Sir Hamilton Harty (1879-1941) is best remembered as one of the leading British conductors in the first half of the 20th century; that he was also a composer of real substance has been largely forgotten. This characteristically enterprising Naxos disc presents a strong case for the return to the concert hall not only of these pieces - especially With the Wild Geese - but also other and less overtly 'Irish' works such as his violin and piano concertos (both highly spoken of in the reference books).

Harty belongs to that select band of self-taught composers - Elgar, Walton and Poulenc are others readily springing to mind - who shared a late-romantic idiom yet spoke with utterly individual voices. Fertility of invention allied to vivid and technically demanding orchestration are his hallmarks. In these works also the folksy and the grandiloquent sit happily side by side. The most substantial work here is not the symphony (which is really no more than a suite based on traditional Irish airs), but With the Wild Geese, a tone-poem of symphonic dimension.

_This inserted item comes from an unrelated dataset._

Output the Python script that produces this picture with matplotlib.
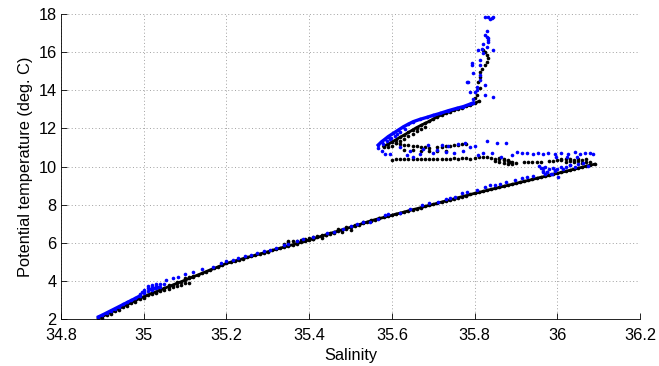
import matplotlib
matplotlib.use("Agg")
import matplotlib.pyplot as plt
import numpy as np

plt.rcParams.update({'font.family': ['Liberation Sans', 'DejaVu Sans'], 'font.size': 11.8})

# ---- black profile ----
# main deep line, fresh/cold end up to the salty corner
black_line_sal = [34.89, 34.90, 34.91, 34.92, 34.93, 34.94, 34.95, 34.96, 34.97, 34.98,
                  34.99, 35.00, 35.01, 35.02, 35.03, 35.04, 35.05, 35.06, 35.07, 35.08,
                  35.09, 35.10, 35.11, 35.12, 35.13, 35.14, 35.15, 35.16, 35.17, 35.18,
                  35.19, 35.20, 35.21, 35.22, 35.23, 35.24, 35.25, 35.26, 35.27, 35.28,
                  35.29, 35.30, 35.31, 35.32, 35.33, 35.34, 35.35, 35.36, 35.37, 35.38,
                  35.39, 35.40, 35.41, 35.42, 35.43, 35.44, 35.45, 35.46, 35.47, 35.48,
                  35.49, 35.50, 35.51, 35.52, 35.53, 35.54, 35.55, 35.56, 35.57, 35.58,
                  35.59, 35.60, 35.61, 35.62, 35.63, 35.64, 35.65, 35.66, 35.67, 35.68,
                  35.69, 35.70, 35.71, 35.72, 35.73, 35.74, 35.75, 35.76, 35.77, 35.78,
                  35.79, 35.80, 35.81, 35.82, 35.83, 35.84, 35.85, 35.86, 35.87, 35.88,
                  35.89, 35.90, 35.91, 35.92, 35.93, 35.94, 35.95, 35.96, 35.97, 35.98,
                  35.99, 36.00, 36.01, 36.02, 36.03, 36.04, 36.05, 36.06, 36.07, 36.08,
                  36.09]
black_line_temp = [2.02, 2.12, 2.22, 2.33, 2.43, 2.54, 2.64, 2.75, 2.85, 2.96,
                   3.06, 3.16, 3.25, 3.34, 3.42, 3.51, 3.60, 3.68, 3.77, 3.86,
                   3.94, 4.03, 4.12, 4.21, 4.29, 4.38, 4.47, 4.56, 4.64, 4.73,
                   4.82, 4.91, 4.97, 5.03, 5.09, 5.16, 5.22, 5.28, 5.34, 5.40,
                   5.46, 5.52, 5.59, 5.65, 5.71, 5.77, 5.83, 5.89, 5.95, 6.02,
                   6.08, 6.14, 6.21, 6.27, 6.34, 6.41, 6.48, 6.54, 6.61, 6.68,
                   6.74, 6.81, 6.88, 6.94, 7.01, 7.08, 7.15, 7.21, 7.27, 7.32,
                   7.38, 7.44, 7.50, 7.55, 7.61, 7.67, 7.73, 7.78, 7.84, 7.90,
                   7.96, 8.01, 8.07, 8.13, 8.19, 8.24, 8.30, 8.36, 8.42, 8.47,
                   8.53, 8.59, 8.64, 8.69, 8.75, 8.80, 8.85, 8.90, 8.96, 9.01,
                   9.06, 9.11, 9.17, 9.22, 9.27, 9.32, 9.38, 9.43, 9.48, 9.53,
                   9.59, 9.64, 9.69, 9.75, 9.80, 9.86, 9.91, 9.96, 10.02, 10.07,
                   10.12]

# repeated casts that spread off the main line (deep fan, 6 degC patch)
black_spread_sal = [34.90, 34.92, 34.94, 34.96, 34.98, 35.00,
                    35.02, 35.03, 35.04, 35.05, 35.06, 35.07, 35.08, 35.09, 35.10, 35.11,
                    35.04, 35.06, 35.08, 35.10, 35.11, 35.12,
                    35.34, 35.35, 35.36, 35.37, 35.38, 35.39, 35.40, 35.41, 35.42, 35.43,
                    35.44, 35.45, 35.35, 35.37, 35.39, 35.41, 35.43, 35.46, 35.48, 35.50,
                    35.47, 35.49, 35.51, 35.53, 35.55, 35.57]
black_spread_temp = [2.05, 2.26, 2.47, 2.68, 2.89, 3.08,
                     3.30, 3.37, 3.44, 3.51, 3.58, 3.65, 3.72, 3.79, 3.86, 3.90,
                     3.58, 3.76, 3.94, 4.12, 4.20, 4.26,
                     5.95, 6.02, 6.08, 6.10, 6.15, 6.20, 6.25, 6.28, 6.33, 6.38,
                     6.42, 6.45, 6.10, 6.05, 6.12, 6.18, 6.25, 6.50, 6.58, 6.64,
                     6.70, 6.80, 6.92, 7.10, 7.20, 7.30]

# intrusions between 10 and 11.3 degC
black_zig_sal = [35.60, 35.61, 35.62, 35.63, 35.64, 35.65, 35.66, 35.67, 35.68, 35.69,
                 35.70, 35.71, 35.72, 35.73, 35.74, 35.75, 35.76, 35.77, 35.78, 35.79,
                 35.80, 35.81, 35.82, 35.83, 35.84,
                 35.85, 35.85, 35.86, 35.86, 35.87, 35.87, 35.88, 35.88, 35.89, 35.89,
                 35.86, 35.87, 35.88, 35.90, 35.885,
                 35.92, 35.93, 35.94, 35.95, 35.96, 35.98, 35.99, 36.00, 36.01,
                 36.02, 36.03, 36.03, 36.04, 36.04, 36.05, 36.05, 36.06, 36.06, 36.07,
                 36.07, 36.08, 36.02, 36.01,
                 35.61, 35.62, 35.63, 35.64, 35.65, 35.66, 35.67, 35.68, 35.69, 35.71,
                 35.72, 35.73, 35.74, 35.75, 35.76, 35.77, 35.78,
                 35.63, 35.65, 35.67, 35.69, 35.71, 35.73]
black_zig_temp = [10.36, 10.38, 10.37, 10.40, 10.38, 10.39, 10.41, 10.38, 10.40, 10.42,
                  10.40, 10.41, 10.39, 10.42, 10.40, 10.43, 10.41, 10.43, 10.44, 10.42,
                  10.45, 10.50, 10.52, 10.50, 10.47,
                  10.42, 10.30, 10.38, 10.25, 10.33, 10.20, 10.28, 10.15, 10.22, 10.12,
                  10.45, 10.40, 10.35, 10.18, 10.25,
                  10.22, 10.22, 10.23, 10.22, 10.23, 10.30, 10.31, 10.32, 10.33,
                  10.38, 10.30, 10.42, 10.35, 10.22, 10.28, 10.40, 10.32, 10.20, 10.25,
                  10.38, 10.22, 10.25, 10.40,
                  11.22, 11.18, 11.15, 11.12, 11.10, 11.06, 11.03, 11.00, 10.97, 11.00,
                  11.03, 11.06, 11.10, 11.12, 11.15, 11.17, 11.20,
                  10.88, 10.85, 10.83, 10.82, 10.80, 10.84]

# warm arm from the 11 degC nose up to 13.4 degC
black_arm_sal = [35.58, 35.59, 35.60, 35.61, 35.62, 35.63, 35.64, 35.65, 35.66, 35.67,
                 35.68, 35.69, 35.70, 35.71, 35.72, 35.73, 35.74, 35.75, 35.76, 35.77,
                 35.78, 35.79, 35.80, 35.81]
black_arm_temp = [11.05, 11.17, 11.29, 11.41, 11.54, 11.66, 11.79, 11.92, 12.05, 12.16,
                  12.27, 12.37, 12.50, 12.62, 12.71, 12.80, 12.89, 12.97, 13.04, 13.10,
                  13.17, 13.23, 13.32, 13.42]

# second cast under the arm and the near-surface column
black_top_sal = [35.59, 35.60, 35.61, 35.62, 35.63, 35.64, 35.65, 35.66, 35.67, 35.68,
                 35.801, 35.805, 35.813, 35.809, 35.813, 35.813, 35.819, 35.825, 35.829,
                 35.833, 35.829, 35.825, 35.821]
black_top_temp = [11.02, 11.10, 11.22, 11.35, 11.47, 11.60, 11.72, 11.85, 11.97, 12.08,
                  13.58, 13.75, 14.11, 14.46, 14.72, 14.98, 15.15, 15.33, 15.51,
                  15.68, 15.86, 16.03, 16.10]

# ---- blue profile ----
# cold end, continuous trace up to the 35.0 patch
blue_base_sal = [34.89, 34.90, 34.91, 34.92, 34.93, 34.94, 34.95, 34.96, 34.97, 34.98, 34.99]
blue_base_temp = [2.10, 2.20, 2.31, 2.42, 2.53, 2.64, 2.75, 2.86, 2.97, 3.08, 3.20]

blue_deep_sal = [34.99, 35.00, 35.00, 35.01, 35.01, 35.02, 35.02, 35.02, 35.03, 35.03,
                 35.04, 35.04, 35.00, 35.01, 35.03, 34.995, 35.015, 35.025, 35.035, 35.05,
                 35.055, 35.07, 35.084, 35.10, 35.12, 35.14, 35.168, 35.188, 35.20, 35.217,
                 35.229, 35.245, 35.26, 35.273, 35.29, 35.305, 35.32, 35.338, 35.35, 35.37,
                 35.386, 35.41, 35.442, 35.46, 35.483, 35.50, 35.515, 35.531, 35.547, 35.567,
                 35.583, 35.59, 35.62, 35.643, 35.672, 35.69, 35.712, 35.73, 35.74, 35.753,
                 35.769, 35.781, 35.805, 35.825, 35.837, 35.849, 35.861, 35.877, 35.898,
                 35.914, 35.926, 35.942, 35.966]
blue_deep_temp = [3.30, 3.35, 3.50, 3.45, 3.60, 3.50, 3.65, 3.75, 3.60, 3.72,
                  3.68, 3.80, 3.42, 3.70, 3.82, 3.40, 3.55, 3.62, 3.66, 3.85,
                  4.03, 4.12, 4.21, 4.33, 4.47, 4.60, 4.74, 4.95, 5.02, 5.08,
                  5.20, 5.28, 5.36, 5.44, 5.54, 5.63, 5.72, 5.88, 5.95, 6.10,
                  6.20, 6.30, 6.49, 6.58, 6.70, 6.85, 6.98, 7.10, 7.10, 7.22,
                  7.45, 7.48, 7.55, 7.75, 7.98, 8.10, 8.15, 8.28, 8.33, 8.41,
                  8.59, 8.68, 8.76, 8.94, 9.03, 9.03, 9.06, 9.20, 9.29,
                  9.38, 9.46, 9.50, 9.73]

blue_zig_sal = [35.96, 35.965, 35.97, 35.975, 35.98, 35.985, 35.99, 35.995, 35.97, 36.00,
                36.01, 35.955, 36.02, 36.03, 36.05,
                35.567, 35.575, 35.583, 35.595, 35.62, 35.636, 35.652, 35.668, 35.688, 35.708,
                35.72, 35.736, 35.749, 35.761, 35.777, 35.789, 35.801, 35.809, 35.821, 35.829,
                35.841, 35.853, 35.865, 35.877, 35.89, 35.902, 35.914, 35.926, 35.942, 35.954,
                35.966, 35.978, 35.994, 36.01, 36.027, 36.043, 36.055, 36.067, 36.079, 36.087,
                36.047, 36.023, 35.998, 35.773, 35.732, 35.7, 35.676, 35.644,
                35.966, 35.974, 35.986, 35.994, 36.002, 36.014, 36.031, 36.043, 36.063, 36.075]
blue_zig_temp = [9.90, 9.78, 9.95, 9.70, 9.85, 9.62, 9.92, 9.75, 9.60, 9.88,
                 9.95, 10.02, 10.00, 10.10, 10.15,
                 10.95, 10.83, 10.66, 10.66, 11.04, 10.60, 10.52, 10.66, 11.13, 10.87,
                 11.13, 11.08, 10.69, 11.18, 11.25, 11.04, 11.08, 10.60, 10.73, 11.36,
                 10.69, 11.22, 10.48, 11.25, 10.60, 10.78, 10.73, 10.69, 10.66, 10.69,
                 10.66, 10.69, 10.66, 10.69, 10.66, 10.78, 10.66, 10.69, 10.73, 10.66,
                 10.52, 10.48, 10.52, 10.83, 10.78, 10.69, 10.90, 10.83,
                 9.90, 9.73, 9.62, 9.82, 9.47, 9.85, 10.08, 9.96, 10.17, 10.03]

# upper edge of the warm arm
blue_arm_sal = [35.567, 35.575, 35.583, 35.591, 35.603, 35.616, 35.628, 35.640, 35.652, 35.668,
                35.684, 35.700, 35.716, 35.736, 35.757, 35.773, 35.789, 35.797]
blue_arm_temp = [11.13, 11.30, 11.43, 11.57, 11.74, 11.92, 12.09, 12.23, 12.36, 12.48,
                 12.58, 12.69, 12.79, 12.93, 13.06, 13.15, 13.28, 13.35]

blue_top_sal = [35.579, 35.587, 35.595, 35.607, 35.620, 35.632, 35.599, 35.612,
                35.781, 35.789, 35.793, 35.797, 35.805, 35.813, 35.825, 35.825, 35.845, 35.813,
                35.809, 35.817, 35.829, 35.833, 35.829, 35.825, 35.833, 35.831, 35.825, 35.833,
                35.841, 35.845, 35.837, 35.845, 35.813, 35.805, 35.797, 35.821, 35.813, 35.821,
                35.833, 35.793, 35.785, 35.801]
blue_top_temp = [11.18, 11.33, 11.45, 11.62, 11.80, 11.98, 11.50, 11.70,
                 14.46, 13.93, 15.42, 14.90, 14.16, 14.55, 14.28, 13.76, 13.64, 15.60,
                 16.12, 16.16, 16.30, 16.56, 16.82, 16.91, 16.75, 17.10, 17.84, 17.84,
                 17.78, 17.84, 17.73, 16.12, 15.33, 14.00, 13.53, 15.95, 14.80, 16.45,
                 16.65, 15.33, 14.46, 13.93]

xticks = [34.8, 35.0, 35.2, 35.4, 35.6, 35.8, 36.0, 36.2]
yticks = [2, 4, 6, 8, 10, 12, 14, 16, 18]

fig = plt.figure(figsize=(6.59, 3.66), dpi=100)
ax = fig.add_axes([0.0926, 0.1292, 0.8786, 0.8317])

dot = dict(linestyle='none', marker='o', ms=2.6, mew=0)

# continuous stretches of each cast are dense enough to read as a line
ax.plot(black_line_sal, black_line_temp, '-', color='k', lw=2.0)
ax.plot(black_arm_sal, black_arm_temp, '-', color='k', lw=2.0)
ax.plot(black_line_sal + black_spread_sal + black_zig_sal + black_arm_sal + black_top_sal,
        black_line_temp + black_spread_temp + black_zig_temp + black_arm_temp + black_top_temp,
        color='k', **dot)

ax.plot(blue_base_sal, blue_base_temp, '-', color='b', lw=2.2)
ax.plot(blue_arm_sal, blue_arm_temp, '-', color='b', lw=2.4)
ax.plot(blue_base_sal + blue_deep_sal + blue_zig_sal + blue_arm_sal + blue_top_sal,
        blue_base_temp + blue_deep_temp + blue_zig_temp + blue_arm_temp + blue_top_temp,
        color='b', **dot)

ax.set_xlim(34.8, 36.2)
ax.set_ylim(2, 18)
ax.set_xticks(xticks)
ax.set_yticks(yticks)
ax.set_xticklabels(['%g' % v for v in xticks])
ax.set_yticklabels(['%g' % v for v in yticks])
ax.tick_params(direction='in', length=4, width=0.6, labelsize=11.8)
ax.tick_params(axis='x', pad=7)
ax.tick_params(axis='y', pad=3)
ax.grid(True, color='#a0a0a0', linestyle=(0, (1, 2.5)), linewidth=0.7)
ax.set_axisbelow(True)
for side in ['top', 'right']:
    ax.spines[side].set_visible(False)
for side in ['left', 'bottom']:
    ax.spines[side].set_linewidth(0.6)

ax.set_xlabel('Salinity', fontsize=11.8, labelpad=3)
ax.set_ylabel('Potential temperature (deg. C)', fontsize=11.8, labelpad=4)

fig.savefig('out.png', dpi=100)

The inspiration for this piece came from two poems by Emily Lawless devoted to the fate of an Irish regiment which fought with the French at the Battle of Fontenoy in 1745. In its three inter-related sections, Harty developed his thematic material with great resourcefulness and brilliantly evokes firmly-contrasted emotions.

In Ireland is a slighter piece, but no less firmly characterised in a performance notable for the outstanding contribution of an unnamed principal flute. Ó Duinn handles all four movements of An Irish Symphony with evident sympathy and attention to detail: the finale's powerful coda is particularly impressive.

Occasional signs of strain in the upper strings apart, this is a very fine performance and the disc is to be warmly recommended.